AIM: In the material below, please retype the lines from the very first through the one with "var fitRates = [1e4, 1e-6];", exactly and without pictures.

● ● ● ●

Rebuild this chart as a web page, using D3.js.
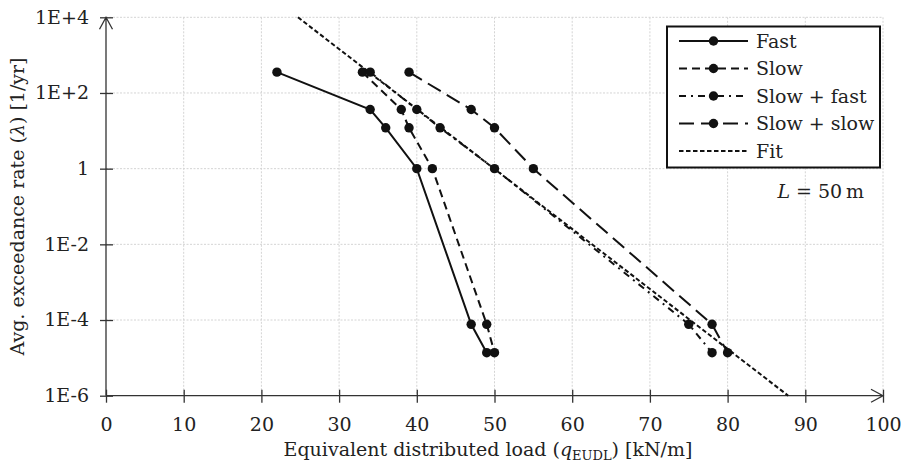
<!DOCTYPE html>
<html>
<head>
    <meta charset="utf-8">
    <title>exceedance rate vs equivalent load</title>
    <script src="https://d3js.org/d3.v7.min.js"></script>
</head>
<style>
    body {
        margin: 0;
        background: #fff;
    }
    
    svg text {
        font-family: "DejaVu Serif", serif;
        fill: #222;
    }
</style>
<body>
    <svg class='chart'></svg>
</body>

<script>
    // data (load in kN/m, rate in 1/yr)
    var rates = [355, 36.5, 12, 1, 7.7e-5, 1.37e-5];
    var qFast = [22, 34, 36, 40, 47, 49];
    var qSlow = [33, 38, 39, 42, 49, 50];
    var qSlowFast = [34, 40, 43, 50, 75, 78];
    var qSlowSlow = [39, 47, 50, 55, 78, 80];

    var fitQ = [24.7, 87.8];
    var fitRates = [1e4, 1e-6];

    var seriesNames = ["Fast", "Slow", "Slow + fast", "Slow + slow", "Fit"];
    var xTicks = [0, 10, 20, 30, 40, 50, 60, 70, 80, 90, 100];
    var yTicks = [1e4, 1e2, 1, 1e-2, 1e-4, 1e-6];
    var yTickLabels = ["1E+4", "1E+2", "1", "1E-2", "1E-4", "1E-6"];

    var dashes = ["none", "8,5", "7,5,2,5", "15,7", "4.5,2.5"];
    var fs = 19;

    //set up chart
    var margin = {
        top: 17.3,
        right: 24,
        bottom: 73.3,
        left: 106
    };
    var width = 777;
    var height = 378.4;

    var svg = d3.select(".chart")
        .attr("width", 907)
        .attr("height", 469);

    var chart = svg.append("g")
        .attr("transform", "translate(" + margin.left + "," + margin.top + ")");

    var x = d3.scaleLinear().domain([0, 100]).range([0, width]);
    var y = d3.scaleLog().domain([1e-6, 1e4]).range([height, 0]);

    // grid
    chart.append("g").selectAll("line")
        .data(xTicks.slice(1))
        .enter().append("line")
        .attr("x1", d => x(d)).attr("x2", d => x(d))
        .attr("y1", 0).attr("y2", height)
        .attr("stroke", "#d4d4d4").attr("stroke-dasharray", "2,1.5");
    chart.append("g").selectAll("line")
        .data(yTicks.slice(0, -1))
        .enter().append("line")
        .attr("x1", 0).attr("x2", width)
        .attr("y1", d => y(d)).attr("y2", d => y(d))
        .attr("stroke", "#d4d4d4").attr("stroke-dasharray", "2,1.5");

    //left axis
    var yAxis = d3.axisLeft(y).tickValues(yTicks)
        .tickFormat((d, i) => yTickLabels[i])
        .tickSize(6).tickPadding(11);
    var gy = chart.append("g").call(yAxis);
    //bottom axis
    var xAxis = d3.axisBottom(x).tickValues(xTicks).tickSize(6);
    var gx = chart.append("g")
        .attr("transform", "translate(0," + height + ")")
        .call(xAxis);

    [gx, gy].forEach(function(g) {
        g.select(".domain").remove();
        g.selectAll("text").attr("font-size", fs).attr("font-family", null).attr("fill", "#222");
        g.selectAll(".tick line").attr("stroke", "#333").attr("stroke-width", 1.3);
    });
    gy.selectAll(".tick line").attr("x1", -6).attr("x2", 7);
    gy.selectAll("text").attr("dy", "0.3em");
    gx.selectAll(".tick line").attr("y1", -6).attr("y2", 7);
    gx.selectAll("text").attr("y", 29).attr("dy", "0.35em");

    // axis lines with open arrow heads
    chart.append("path")
        .attr("d", "M0," + height + "V0M-6.5,12L0,0L6.5,12")
        .attr("fill", "none").attr("stroke", "#333").attr("stroke-width", 1.3);
    chart.append("path")
        .attr("d", "M0," + height + "H" + width + "M" + (width - 12) + "," + (height - 6.5) + "L" + width + "," + height + "L" + (width - 12) + "," + (height + 6.5))
        .attr("fill", "none").attr("stroke", "#333").attr("stroke-width", 1.3);

    // series
    var allQ = [qFast, qSlow, qSlowFast, qSlowSlow];
    var line = d3.line().x(d => x(d[0])).y(d => y(d[1]));

    chart.append("path")
        .datum(fitQ.map((q, i) => [q, fitRates[i]]))
        .attr("d", line)
        .attr("fill", "none").attr("stroke", "#111").attr("stroke-width", 2)
        .attr("stroke-dasharray", dashes[4]);

    allQ.forEach(function(qs, s) {
        var pts = qs.map((q, i) => [q, rates[i]]);
        chart.append("path")
            .datum(pts)
            .attr("d", line)
            .attr("fill", "none").attr("stroke", "#111").attr("stroke-width", 2)
            .attr("stroke-dasharray", dashes[s]);
        chart.append("g").selectAll("circle")
            .data(pts)
            .enter().append("circle")
            .attr("cx", d => x(d[0]))
            .attr("cy", d => y(d[1]))
            .attr("r", 4.7)
            .attr("fill", "#111");
    });

    // legend
    var legend = svg.append("g").attr("transform", "translate(667,26.5)");
    legend.append("rect")
        .attr("width", 213).attr("height", 141)
        .attr("fill", "#fff").attr("stroke", "#111").attr("stroke-width", 2);
    seriesNames.forEach(function(name, i) {
        var ly = 14.5 + i * 27.5;
        var row = legend.append("g").attr("transform", "translate(0," + ly + ")");
        row.append("line")
            .attr("x1", 12).attr("x2", 81)
            .attr("stroke", "#111").attr("stroke-width", 2)
            .attr("stroke-dasharray", dashes[i]);
        if (i < 4) {
            row.append("circle").attr("cx", 46.5).attr("r", 4.7).attr("fill", "#111");
        }
        row.append("text").attr("x", 89).attr("dy", "0.35em")
            .attr("font-size", fs).text(name);
    });

    var lab = svg.append("text")
        .attr("x", 864).attr("y", 198)
        .attr("text-anchor", "end").attr("font-size", fs);
    lab.append("tspan").attr("font-style", "italic").text("L");
    lab.append("tspan").text(" = 50\u2009m");

    // axis titles
    var xt = svg.append("text")
        .attr("x", 488).attr("y", 456)
        .attr("text-anchor", "middle").attr("font-size", fs);
    xt.append("tspan").text("Equivalent distributed load (");
    xt.append("tspan").attr("font-style", "italic").text("q");
    xt.append("tspan").attr("font-size", 13).attr("dy", 4).text("EUDL");
    xt.append("tspan").attr("dy", -4).text(") [kN/m]");

    var yt = svg.append("text")
        .attr("transform", "translate(24," + (margin.top + height / 2) + ") rotate(-90)")
        .attr("text-anchor", "middle").attr("font-size", fs);
    yt.append("tspan").text("Avg. exceedance rate (");
    yt.append("tspan").attr("font-style", "italic").text("\u03bb");
    yt.append("tspan").text(") [1/yr]");
</script>
</html>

● ● ● ●

THE REPLY:
Rebuild this chart as a web page, using D3.js.
<!DOCTYPE html>
<html>
<head>
    <meta charset="utf-8">
    <title>exceedance rate vs equivalent load</title>
    <script src="https://d3js.org/d3.v7.min.js"></script>
</head>
<style>
    body {
        margin: 0;
        background: #fff;
    }
    
    svg text {
        font-family: "DejaVu Serif", serif;
        fill: #222;
    }
</style>
<body>
    <svg class='chart'></svg>
</body>

<script>
    // data (load in kN/m, rate in 1/yr)
    var rates = [355, 36.5, 12, 1, 7.7e-5, 1.37e-5];
    var qFast = [22, 34, 36, 40, 47, 49];
    var qSlow = [33, 38, 39, 42, 49, 50];
    var qSlowFast = [34, 40, 43, 50, 75, 78];
    var qSlowSlow = [39, 47, 50, 55, 78, 80];

    var fitQ = [24.7, 87.8];
    var fitRates = [1e4, 1e-6];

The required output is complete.